**Supplied data:**
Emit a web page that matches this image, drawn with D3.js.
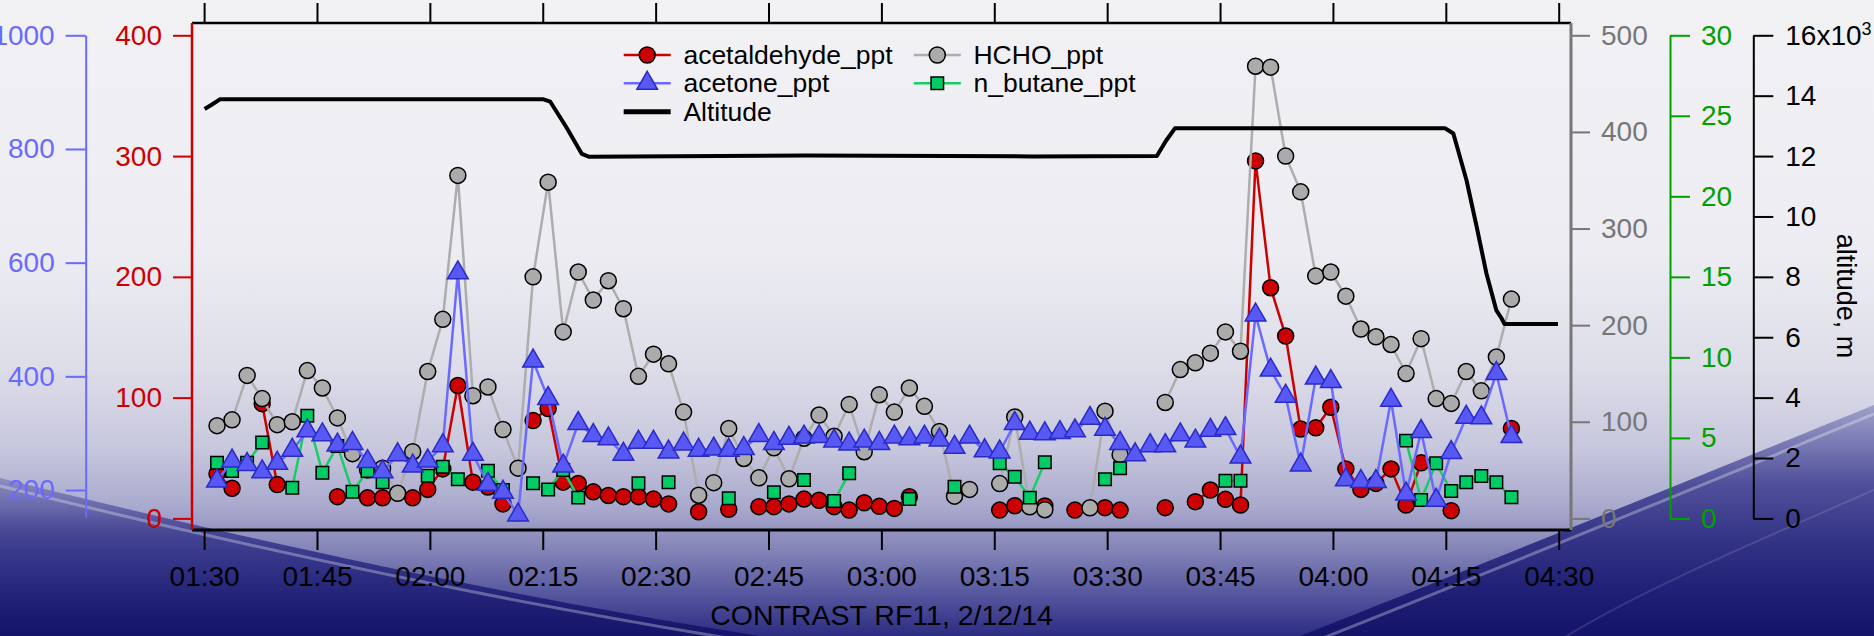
<!DOCTYPE html>
<html><head><meta charset="utf-8">
<script src="https://cdn.jsdelivr.net/npm/d3@7"></script>
<style>
html,body{margin:0;padding:0;overflow:hidden;background:#f2f2f5}
svg{display:block}
</style></head><body>
<svg id="chart" width="1874" height="636"></svg>
<script>
// ---------------- DATA ----------------
const sampleTimes = [
"01:31:43","01:33:43","01:35:43","01:37:43","01:39:43","01:41:43","01:43:43","01:45:43","01:47:43","01:49:43",
"01:51:43","01:53:43","01:55:43","01:57:43","01:59:43","02:01:43","02:03:43","02:05:43","02:07:43","02:09:43",
"02:11:43","02:13:43","02:15:43","02:17:43","02:19:43","02:21:43","02:23:43","02:25:43","02:27:43","02:29:43",
"02:31:43","02:33:43","02:35:43","02:37:43","02:39:43","02:41:43","02:43:43","02:45:43","02:47:43","02:49:43",
"02:51:43","02:53:43","02:55:43","02:57:43","02:59:43","03:01:43","03:03:43","03:05:43","03:07:43","03:09:43",
"03:11:43","03:13:43","03:15:43","03:17:43","03:19:43","03:21:43","03:23:43","03:25:43","03:27:43","03:29:43",
"03:31:43","03:33:43","03:35:43","03:37:43","03:39:43","03:41:43","03:43:43","03:45:43","03:47:43","03:49:43",
"03:51:43","03:53:43","03:55:43","03:57:43","03:59:43","04:01:43","04:03:43","04:05:43","04:07:43","04:09:43",
"04:11:43","04:13:43","04:15:43","04:17:43","04:19:43","04:21:43","04:23:43"];

const acetaldehyde = [
37,25,null,95,28,null,null,null,18,null,
17,17,null,17,24,41,110,30,26,12,
null,81,91,30,29,22,19,18,18,16,
12,null,5.5,null,7.5,null,9.7,9.7,12,16,
15,9.7,6.9,13,10,8.3,18,null,null,null,
null,null,6.9,10.5,null,10.3,null,6.9,null,8.9,
6.9,null,null,8.9,null,13.8,23.5,15.8,11.1,296,
191,151,74,75,92,41,24,29,41,11,
46,null,6.4,null,null,null,74.5];

const acetone = [
216,251,245,232,247,270,304,297,279,282,
250,232,262,242,251,278,582,263,210,196,
156,427,361,242,317,296,290,263,284,284,
267,281,270,272,270,273,296,282,291,293,
294,286,281,286,282,293,290,293,288,275,
293,269,267,317,300,299,301,304,326,307,
282,262,278,278,297,286,305,308,258,508,
411,365,244,397,391,218,215,215,358,193,
303,182,266,328,327,405,294];

const hcho = [
96,102,148,124,97,100,153,135,104,67,
50,52,26,69,152,206,355,127,136,92,
52,250,348,193,255,226,246,217,147,170,
160,110,24,37,93,62,42,73,41,83,
107,85,118,69,128,110,135,116,90,23,
30,null,36,105,12,9,null,null,11,111,
66,null,null,120,154,161,171,193,173,468,
467,375,338,251,255,230,196,188,180,150,
186,124,119,152,132,167,227];

const nButane = [
3.46,2.94,3.46,4.72,null,1.91,6.38,2.84,4.5,1.66,
2.94,2.24,null,null,2.65,3.2,2.43,null,2.96,1.76,
null,2.18,1.8,3.0,1.29,null,null,null,2.18,null,
2.24,null,null,null,1.25,null,null,1.62,null,2.38,
null,1.08,2.8,null,null,null,1.2,null,null,1.97,
null,null,3.42,2.59,1.29,3.48,null,null,null,2.43,
3.11,null,null,null,null,null,null,2.34,2.34,null,
null,null,null,null,null,null,null,null,null,4.83,
1.14,3.42,1.7,2.24,2.63,2.24,1.31];

const altTimes = ["01:30:04","01:31:00","01:32:06","02:15:06","02:16:00","02:18:06","02:20:12","02:21:06",
"02:50:00","03:20:00","03:36:36","03:37:48","03:39:00","04:14:54","04:16:00","04:17:45","04:19:06",
"04:20:24","04:21:42","04:22:24","04:22:48","04:29:54"];
const altitude = [13560,13700,13880,13880,13800,12970,12070,11980,
12020,11990,12000,12500,12920,12920,12750,11200,9660,
8110,6900,6630,6440,6440];

const xTickLabels = ["01:30","01:45","02:00","02:15","02:30","02:45","03:00","03:15","03:30","03:45","04:00","04:15","04:30"];
const redTicks = [0,100,200,300,400];
const blueTicks = [200,400,600,800,1000];
const grayTicks = [0,100,200,300,400,500];
const greenTicks = [0,5,10,15,20,25,30];
const altTicks = [0,2000,4000,6000,8000,10000,12000,14000,16000];

const seriesNames = ["acetaldehyde_ppt","acetone_ppt","Altitude","HCHO_ppt","n_butane_ppt"];
const xTitle = "CONTRAST RF11, 2/12/14";
const altTitle = "altitude, m";

// ---------------- SETUP ----------------
const FONT = "'Liberation Sans', Arial, Helvetica, sans-serif";
const svg = d3.select("#chart");
const L=192, R=1571, T=23, B=530;
const parseT = s => d3.utcParse("%H:%M:%S")(s.length===5 ? s+":00" : s);

const x = d3.scaleUtc().domain([parseT("01:30"), parseT("04:30")]).range([204.1, 1558.7]);
const yRed = d3.scaleLinear().domain([0,400]).range([518.4, 35.3]);
const yBlue = d3.scaleLinear().domain([152,1000]).range([517.3, 35.3]);
const yGray = d3.scaleLinear().domain([0,500]).range([518.4, 35.3]);
const yGreen = d3.scaleLinear().domain([0,30]).range([518.4, 35.3]);
const yAlt = d3.scaleLinear().domain([0,16000]).range([518.4, 35.3]);

// ---------------- BACKGROUND ----------------
const defs = svg.append("defs");
const bg = defs.append("linearGradient").attr("id","bg").attr("x1",0).attr("y1",0).attr("x2",0).attr("y2",1);
[[0,"#f2f2f5"],[0.40,"#ececf2"],[0.58,"#dddde9"],[0.70,"#c8c8de"],[0.80,"#a8a8cd"],[0.87,"#8080b6"],[0.94,"#52529c"],[1,"#2c2c82"]]
  .forEach(([o,c])=>bg.append("stop").attr("offset",o).attr("stop-color",c));
const dk = defs.append("linearGradient").attr("id","dk").attr("x1",0).attr("y1",0).attr("x2",0).attr("y2",1);
[[0,"#40409a",0.35],[0.35,"#2c2c86",0.75],[1,"#14146a",1]]
  .forEach(([o,c,op])=>dk.append("stop").attr("offset",o).attr("stop-color",c).attr("stop-opacity",op));

svg.append("rect").attr("width",1874).attr("height",636).attr("fill","url(#bg)");
svg.append("path").attr("d","M0,478 C 230,535 480,592 760,636 L0,636 Z").attr("fill","url(#dk)");
svg.append("path").attr("d","M1874,405 C 1690,480 1480,565 1300,636 L1874,636 Z").attr("fill","url(#dk)");
svg.append("path").attr("d","M0,486 C 230,543 480,598 740,640").attr("fill","none").attr("stroke","#ffffff").attr("stroke-opacity",0.3).attr("stroke-width",3);
svg.append("path").attr("d","M1874,414 C 1690,490 1490,572 1318,640").attr("fill","none").attr("stroke","#ffffff").attr("stroke-opacity",0.3).attr("stroke-width",3);
svg.append("path").attr("d","M1874,490 C 1760,540 1640,590 1560,640").attr("fill","none").attr("stroke","#ffffff").attr("stroke-opacity",0.12).attr("stroke-width",2);

// ---------------- AXES ----------------
function styleAxis(g, color, fs, w){
  g.attr("font-family", FONT).attr("font-size", fs);
  g.selectAll("line").attr("stroke", color).attr("stroke-width", w||2);
  g.selectAll("path.domain").attr("stroke", color).attr("stroke-width", w||2);
  g.selectAll("text").attr("fill", color);
}

const xTickDates = xTickLabels.map(parseT);
const gx = svg.append("g").attr("transform",`translate(0,${B})`)
  .call(d3.axisBottom(x).tickValues(xTickDates).tickFormat(d3.utcFormat("%H:%M")).tickSize(20).tickPadding(16).tickSizeOuter(0));
gx.select("path.domain").remove();
styleAxis(gx, "#000", 28, 2);

const gxt = svg.append("g").attr("transform",`translate(0,${T})`)
  .call(d3.axisTop(x).tickValues(xTickDates).tickFormat("").tickSize(20).tickSizeOuter(0));
gxt.select("path.domain").remove();
styleAxis(gxt, "#000", 28, 2);

const gRed = svg.append("g").attr("transform",`translate(${L},0)`)
  .call(d3.axisLeft(yRed).tickValues(redTicks).tickFormat(d3.format("d")).tickSize(19).tickPadding(11).tickSizeOuter(0));
gRed.select("path.domain").remove();
styleAxis(gRed, "#cc0000", 28, 2);

const gBlue = svg.append("g").attr("transform",`translate(85.7,0)`)
  .call(d3.axisLeft(yBlue).tickValues(blueTicks).tickFormat(d3.format("d")).tickSize(20).tickPadding(11).tickSizeOuter(0));
styleAxis(gBlue, "#6a6aff", 28, 2);

const gGray = svg.append("g").attr("transform",`translate(${R},0)`)
  .call(d3.axisRight(yGray).tickValues(grayTicks).tickFormat(d3.format("d")).tickSize(19).tickPadding(11).tickSizeOuter(0));
gGray.select("path.domain").remove();
styleAxis(gGray, "#777777", 28, 2);

const gGreen = svg.append("g").attr("transform",`translate(1670,0)`)
  .call(d3.axisRight(yGreen).tickValues(greenTicks).tickFormat(d3.format("d")).tickSize(20).tickPadding(11).tickSizeOuter(0));
styleAxis(gGreen, "#00a000", 28, 2);

const gAlt = svg.append("g").attr("transform",`translate(1753.3,0)`)
  .call(d3.axisRight(yAlt).tickValues(altTicks).tickSize(20).tickPadding(12).tickSizeOuter(0)
    .tickFormat(d => d === 16000 ? "16x10" : String(d/1000)));
styleAxis(gAlt, "#000", 28, 2);
gAlt.selectAll(".tick text").filter(d => d === 16000)
  .append("tspan").attr("dy","-0.55em").attr("font-size",18).text("3");

// plot frame
svg.append("line").attr("x1",L).attr("x2",R).attr("y1",T).attr("y2",T).attr("stroke","#000").attr("stroke-width",2.5);
svg.append("line").attr("x1",L).attr("x2",R).attr("y1",B).attr("y2",B).attr("stroke","#000").attr("stroke-width",3);
svg.append("line").attr("x1",L).attr("x2",L).attr("y1",T).attr("y2",B).attr("stroke","#cc0000").attr("stroke-width",2.5);
svg.append("line").attr("x1",R).attr("x2",R).attr("y1",T).attr("y2",B).attr("stroke","#777777").attr("stroke-width",3);

// titles
svg.append("text").attr("x",(L+R)/2).attr("y",625).attr("text-anchor","middle")
  .attr("font-family",FONT).attr("font-size",28.5).attr("fill","#000").text(xTitle);
svg.append("text").attr("transform","translate(1846,296) rotate(90)").attr("text-anchor","middle")
  .attr("dy","0.35em").attr("font-family",FONT).attr("font-size",27).attr("fill","#000").text(altTitle);

// ---------------- SERIES ----------------
const sampleDates = sampleTimes.map(parseT);
const plot = svg.append("g");

const styles = {
  red:   {line:"#cc0000", fill:"#cc0000", stroke:"#000", sym:"circle"},
  gray:  {line:"#adadad", fill:"#ababab", stroke:"#000", sym:"circle"},
  green: {line:"#18cc66", fill:"#00cc66", stroke:"#000", sym:"square"},
  blue:  {line:"#6a6aff", fill:"#5858f4", stroke:"#2a2ac8", sym:"triangle"}
};

function marker(sel, st){
  if (st.sym === "circle") {
    sel.append("circle").attr("r",8).attr("fill",st.fill).attr("stroke",st.stroke).attr("stroke-width",1.5);
  } else if (st.sym === "square") {
    sel.append("path").attr("d", d3.symbol(d3.symbolSquare, 156)()).attr("fill",st.fill).attr("stroke",st.stroke).attr("stroke-width",1.5);
  } else {
    sel.append("path").attr("d", d3.symbol(d3.symbolTriangle, 185)()).attr("fill",st.fill).attr("stroke",st.stroke).attr("stroke-width",1.5);
  }
}

function drawSeries(values, y, st){
  const pts = sampleDates.map((d,i)=>({d, v: values[i]}));
  const g = plot.append("g");
  g.append("path").datum(pts)
    .attr("d", d3.line().defined(p=>p.v!=null).x(p=>x(p.d)).y(p=>y(p.v)))
    .attr("fill","none").attr("stroke",st.line).attr("stroke-width",2.5).attr("stroke-linejoin","round");
  g.selectAll("g.m").data(pts.filter(p=>p.v!=null)).join("g").attr("class","m")
    .attr("transform", p=>`translate(${x(p.d)},${y(p.v)})`)
    .each(function(){ marker(d3.select(this), st); });
}

drawSeries(acetaldehyde, yRed, styles.red);
drawSeries(hcho, yGray, styles.gray);
drawSeries(nButane, yGreen, styles.green);
drawSeries(acetone, yBlue, styles.blue);

// altitude
const altPts = altTimes.map((t,i)=>({d: parseT(t), v: altitude[i]}));
plot.append("path").datum(altPts)
  .attr("d", d3.line().x(p=>x(p.d)).y(p=>yAlt(p.v)))
  .attr("fill","none").attr("stroke","#000").attr("stroke-width",4).attr("stroke-linejoin","round");

// ---------------- LEGEND ----------------
const legendItems = [
  {name: seriesNames[0], st: styles.red,   col:0, row:0},
  {name: seriesNames[1], st: styles.blue,  col:0, row:1},
  {name: seriesNames[2], st: null,         col:0, row:2},
  {name: seriesNames[3], st: styles.gray,  col:1, row:0},
  {name: seriesNames[4], st: styles.green, col:1, row:1}
];
const colX = [623.7, 913.8], rowY = [55, 83.3, 111.7];
const lg = svg.append("g");
legendItems.forEach(it=>{
  const gx0 = colX[it.col], gy = rowY[it.row];
  const g = lg.append("g").attr("transform",`translate(${gx0},${gy})`);
  if (it.st) {
    g.append("line").attr("x1",0).attr("x2",47).attr("stroke",it.st.line).attr("stroke-width",2.5);
    const m = g.append("g").attr("transform","translate(23.5,0)");
    marker(m, it.st);
  } else {
    g.append("line").attr("x1",0).attr("x2",47).attr("stroke","#000").attr("stroke-width",5);
  }
  g.append("text").attr("x",59.7).attr("y",9).attr("font-family",FONT).attr("font-size",26.5).attr("fill","#000").text(it.name);
});
</script>
</body></html>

**Given task:** From the material above, copy each line that includes the word "this".

**Reply to the task:**
Emit a web page that matches this image, drawn with D3.js.
    .each(function(){ marker(d3.select(this), st); });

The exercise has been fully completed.